Monday, February 20, 2006

Women, Men, Power, and the Parent Trap

About men and women, and gender roles, and what to do if you're a woman but you like a woman, and who does what, and why am I becoming a man in this relationship? And what if you're a woman dating a man, but the gender roles are reversed? And what if you're a woman who likes a man but the man is perfectly happy working in a coffeehouse and you're, say, a high-flying engineer? About power, and how power is involved with sex. About how men and women express their power differently. About different kinds of power in a relationship--about how my friend Stephanie says, "Make me", versus me saying, "I'm going to make YOU make me"--but really, at the end, it's the same, because how can you make someone want to make you unless you're making them make you? How The Parent Trap Remake vs. The Original Parent Trap expresses this. About how women are LESS empowered now than we ever have been before. What we, as young women, can do about this.

And about work, and B-----, and unions, and the state of unions in America.
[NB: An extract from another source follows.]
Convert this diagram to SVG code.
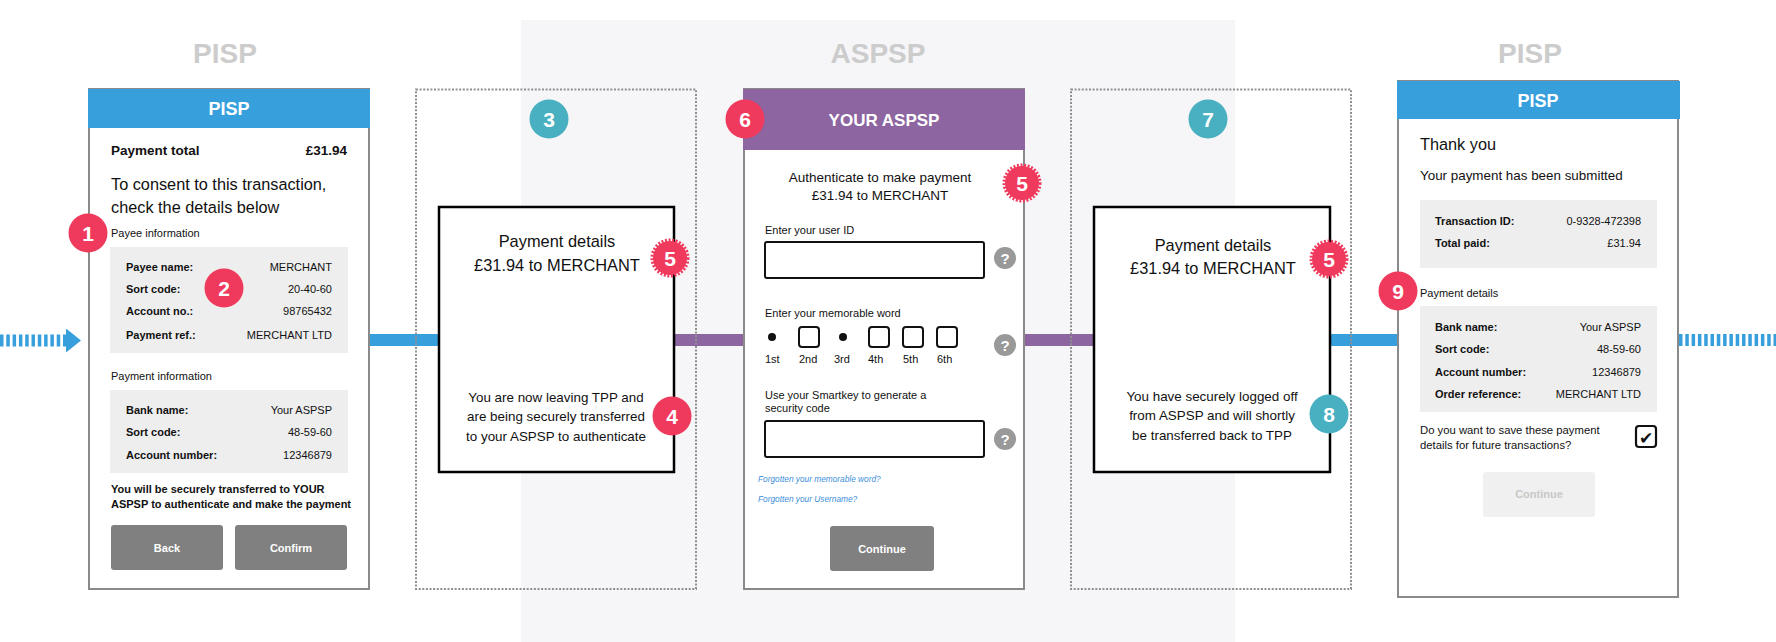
<svg xmlns="http://www.w3.org/2000/svg" width="1776" height="642" viewBox="0 0 1776 642">
<style>
text{font-family:"Liberation Sans",Arial,sans-serif;fill:#111}
.lbl{font-size:28px;font-weight:bold;fill:#cccccc;text-anchor:middle}
.hdr{font-weight:bold;fill:#fff;text-anchor:middle}
.panel{fill:#fff;stroke:#8a8a8a;stroke-width:2}
.dot{fill:none;stroke:#8f8f8f;stroke-width:2;stroke-dasharray:2 1.6}
.inner{fill:#fff;stroke:#000;stroke-width:2.5}
.grey{fill:#eeeeee}
.s11{font-size:11px}
.b11{font-size:11px;font-weight:bold}
.r{text-anchor:end}
.c{text-anchor:middle}
.btn{fill:#808080}
.btxt{font-size:11px;font-weight:bold;fill:#fff;text-anchor:middle}
.red{fill:#ef3a5d}
.teal{fill:#48b0c0}
.num{font-size:21px;font-weight:bold;fill:#fff;text-anchor:middle}
.scal{fill:none;stroke:#ef3a5d;stroke-width:3;stroke-dasharray:2 1.6}
.inp{fill:#fff;stroke:#111;stroke-width:2}
.q{fill:#999}
.qt{font-size:15px;font-weight:bold;fill:#fff;text-anchor:middle}
.link{font-size:8.3px;font-style:italic;fill:#3d8fd9}
.mid{font-size:16.4px;text-anchor:middle}
.msg{font-size:13.4px;text-anchor:middle}
.bl{stroke:#369fdc;stroke-width:12;fill:none}
.pu{stroke:#8d65a0;stroke-width:12;fill:none}
.bld{stroke:#369fdc;stroke-width:12;fill:none;stroke-dasharray:3.5 2.8}
</style>
<defs>
<marker id="ah" markerUnits="userSpaceOnUse" markerWidth="16" markerHeight="24" refX="0" refY="12" orient="auto">
<path d="M0,0 L15,12 L0,24 Z" fill="#369fdc"/>
</marker>
</defs>

<rect id="aspsp-band" x="521" y="20" width="714" height="622" fill="#f6f5f8"/>

<g id="lane-labels">
<text class="lbl" x="225" y="63">PISP</text>
<text class="lbl" x="878" y="63">ASPSP</text>
<text class="lbl" x="1530" y="63">PISP</text>
</g>

<g id="connectors">
<line class="bld" x1="0" y1="340.5" x2="66" y2="340.5" marker-end="url(#ah)"/>
<line class="bl" x1="369" y1="340" x2="440" y2="340"/>
<line class="pu" x1="673" y1="340" x2="744" y2="340"/>
<line class="pu" x1="1023" y1="340" x2="1095" y2="340"/>
<line class="bl" x1="1329" y1="340" x2="1398" y2="340"/>
<line class="bld" x1="1679" y1="340" x2="1776" y2="340"/>
</g>

<g id="screen-1">
<rect class="panel" x="89" y="89" width="280" height="500"/>
<rect x="88" y="89" width="282" height="39" fill="#369fdc"/>
<text class="hdr" x="229" y="115" font-size="18">PISP</text>
<text x="111" y="155" font-size="13.5" font-weight="bold">Payment total</text>
<text class="r" x="347" y="155" font-size="13.5" font-weight="bold">£31.94</text>
<text x="111" y="190" font-size="16.3">To consent to this transaction,</text>
<text x="111" y="213" font-size="16.3">check the details below</text>
<text class="s11" x="111" y="237">Payee information</text>
<rect class="grey" x="110" y="247" width="238" height="106"/>
<text class="b11" x="126" y="271">Payee name:</text><text class="s11 r" x="332" y="271">MERCHANT</text>
<text class="b11" x="126" y="293">Sort code:</text><text class="s11 r" x="332" y="293">20-40-60</text>
<text class="b11" x="126" y="315">Account no.:</text><text class="s11 r" x="332" y="315">98765432</text>
<text class="b11" x="126" y="339">Payment ref.:</text><text class="s11 r" x="332" y="339">MERCHANT LTD</text>
<text class="s11" x="111" y="380">Payment information</text>
<rect class="grey" x="110" y="390" width="238" height="83"/>
<text class="b11" x="126" y="414">Bank name:</text><text class="s11 r" x="332" y="414">Your ASPSP</text>
<text class="b11" x="126" y="436">Sort code:</text><text class="s11 r" x="332" y="436">48-59-60</text>
<text class="b11" x="126" y="459">Account number:</text><text class="s11 r" x="332" y="459">12346879</text>
<text class="b11" x="111" y="493">You will be securely transferred to YOUR</text>
<text class="b11" x="111" y="508">ASPSP to authenticate and make the payment</text>
<rect class="btn" x="111" y="525" width="112" height="45" rx="3"/>
<text class="btxt" x="167" y="552">Back</text>
<rect class="btn" x="235" y="525" width="112" height="45" rx="3"/>
<text class="btxt" x="291" y="552">Confirm</text>
</g>

<g id="screen-3">
<rect class="dot" x="416" y="89.5" width="280" height="499.5"/>
<rect class="inner" x="439" y="207" width="235" height="265"/>
<text class="mid" x="557" y="247">Payment details</text>
<text class="mid" x="557" y="271">£31.94 to MERCHANT</text>
<text class="msg" x="556" y="402">You are now leaving TPP and</text>
<text class="msg" x="556" y="421">are being securely transferred</text>
<text class="msg" x="556" y="441">to your ASPSP to authenticate</text>
</g>

<g id="screen-6">
<rect class="panel" x="744" y="89" width="280" height="500"/>
<rect x="743" y="89" width="282" height="61" fill="#8d65a0"/>
<text class="hdr" x="884" y="126" font-size="17">YOUR ASPSP</text>
<text class="c" x="880" y="182" font-size="13.5">Authenticate to make payment</text>
<text class="c" x="880" y="200" font-size="13.5">£31.94 to MERCHANT</text>
<text class="s11" x="765" y="234">Enter your user ID</text>
<rect class="inp" x="765" y="242" width="219" height="36" rx="2"/>
<circle class="q" cx="1005" cy="258" r="11"/><text class="qt" x="1005" y="263.5">?</text>
<text class="s11" x="765" y="317">Enter your memorable word</text>
<circle cx="772" cy="337" r="4" fill="#111"/>
<rect class="inp" x="799" y="327" width="20" height="20" rx="3"/>
<circle cx="843" cy="337" r="4" fill="#111"/>
<rect class="inp" x="869" y="327" width="20" height="20" rx="3"/>
<rect class="inp" x="903" y="327" width="20" height="20" rx="3"/>
<rect class="inp" x="937" y="327" width="20" height="20" rx="3"/>
<circle class="q" cx="1005" cy="345" r="11"/><text class="qt" x="1005" y="350.5">?</text>
<text class="s11" x="765" y="363">1st</text>
<text class="s11" x="799" y="363">2nd</text>
<text class="s11" x="834" y="363">3rd</text>
<text class="s11" x="868" y="363">4th</text>
<text class="s11" x="903" y="363">5th</text>
<text class="s11" x="937" y="363">6th</text>
<text class="s11" x="765" y="399">Use your Smartkey to generate a</text>
<text class="s11" x="765" y="412">security code</text>
<rect class="inp" x="765" y="421" width="219" height="36" rx="2"/>
<circle class="q" cx="1005" cy="439" r="11"/><text class="qt" x="1005" y="444.5">?</text>
<text class="link" x="758" y="482">Forgotten your memorable word?</text>
<text class="link" x="758" y="502">Forgotten your Username?</text>
<rect class="btn" x="830" y="526" width="104" height="45" rx="3"/>
<text class="btxt" x="882" y="553">Continue</text>
</g>

<g id="screen-7">
<rect class="dot" x="1071" y="89.5" width="280" height="499.5"/>
<rect class="inner" x="1094" y="207" width="236" height="265"/>
<text class="mid" x="1213" y="251">Payment details</text>
<text class="mid" x="1213" y="274">£31.94 to MERCHANT</text>
<text class="msg" x="1212" y="401">You have securely logged off</text>
<text class="msg" x="1212" y="420">from ASPSP and will shortly</text>
<text class="msg" x="1212" y="440">be transferred back to TPP</text>
</g>

<g id="screen-9">
<rect class="panel" x="1398" y="81" width="280" height="516"/>
<rect x="1397" y="81" width="283" height="38" fill="#369fdc"/>
<text class="hdr" x="1538" y="107" font-size="18">PISP</text>
<text x="1420" y="150" font-size="16.3">Thank you</text>
<text x="1420" y="180" font-size="13.4">Your payment has been submitted</text>
<rect class="grey" x="1420" y="200" width="237" height="68"/>
<text class="b11" x="1435" y="225">Transaction ID:</text><text class="s11 r" x="1641" y="225">0-9328-472398</text>
<text class="b11" x="1435" y="247">Total paid:</text><text class="s11 r" x="1641" y="247">£31.94</text>
<text class="s11" x="1420" y="297">Payment details</text>
<rect class="grey" x="1420" y="306" width="237" height="106"/>
<text class="b11" x="1435" y="331">Bank name:</text><text class="s11 r" x="1641" y="331">Your ASPSP</text>
<text class="b11" x="1435" y="353">Sort code:</text><text class="s11 r" x="1641" y="353">48-59-60</text>
<text class="b11" x="1435" y="376">Account number:</text><text class="s11 r" x="1641" y="376">12346879</text>
<text class="b11" x="1435" y="398">Order reference:</text><text class="s11 r" x="1641" y="398">MERCHANT LTD</text>
<text x="1420" y="434" font-size="11.3">Do you want to save these payment</text>
<text x="1420" y="449" font-size="11.3">details for future transactions?</text>
<rect x="1636" y="426" width="20" height="21" rx="3" fill="#fff" stroke="#111" stroke-width="2.2"/>
<text x="1646" y="443.5" font-size="17" text-anchor="middle" style="font-family:'DejaVu Sans',sans-serif">✔</text>
<rect x="1483" y="472" width="112" height="45" rx="3" fill="#f0f0f0"/>
<text x="1539" y="498" font-size="11" font-weight="bold" text-anchor="middle" style="fill:#c8c8c8">Continue</text>
</g>

<g id="badges">
<g id="badge-1"><circle class="red" cx="88" cy="233" r="19.5"/><text class="num" x="88" y="240.5">1</text></g>
<g id="badge-2"><circle class="red" cx="224" cy="288" r="19.5"/><text class="num" x="224" y="295.5">2</text></g>
<g id="badge-3"><circle class="teal" cx="549" cy="119" r="19.5"/><text class="num" x="549" y="126.5">3</text></g>
<g id="badge-4"><circle class="red" cx="672" cy="416" r="19.5"/><text class="num" x="672" y="423.5">4</text></g>
<g id="badge-5a"><circle class="red" cx="670" cy="258" r="17"/><circle class="scal" cx="670" cy="258" r="18"/><text class="num" x="670" y="265.5">5</text></g>
<g id="badge-5b"><circle class="red" cx="1022" cy="183" r="17"/><circle class="scal" cx="1022" cy="183" r="18"/><text class="num" x="1022" y="190.5">5</text></g>
<g id="badge-5c"><circle class="red" cx="1329" cy="259" r="17"/><circle class="scal" cx="1329" cy="259" r="18"/><text class="num" x="1329" y="266.5">5</text></g>
<g id="badge-6"><circle class="red" cx="745" cy="119" r="19.5"/><text class="num" x="745" y="126.5">6</text></g>
<g id="badge-7"><circle class="teal" cx="1208" cy="119" r="19.5"/><text class="num" x="1208" y="126.5">7</text></g>
<g id="badge-8"><circle class="teal" cx="1329" cy="414" r="19.5"/><text class="num" x="1329" y="421.5">8</text></g>
<g id="badge-9"><circle class="red" cx="1398" cy="291" r="19.5"/><text class="num" x="1398" y="298.5">9</text></g>
</g>
</svg>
And what makes a company good to work for? Why are we working for a company that did not make Forbes' Top 100 Companies To Work For? How can B----- employ 60,000 employees in the Puget Sound Region and NOT make the list of WASHINGTON'S Top 100 Companies To Work For? (For you statisticians out there, Washington is a hard state to crack--it's only behind California and Texas for hosting the highest number of Top 100 Companies, so in B-----'s defense, they have a challenge. But STILL.) What the hell are they missing that is so basic, and is there a connection between Dream and Reality if B----- didn't make such a generous list and is STILL the biggest employer in the region by far? Does such a list mean anything? What is the next labor revolution in America? Will Generation Y play a part?

And what about Generation Y? CertainlywWe are more self-aware than any other generation. This is both what makes us great--self-awareness promotes world awareness and clear-eyed, objective thinking, which could make us great social commentators--and what will do us in, as this level of self-awareness is fueled mainly by navel-gazing and the Blogosphere may rot our brains before any of us turn 30. Or 20.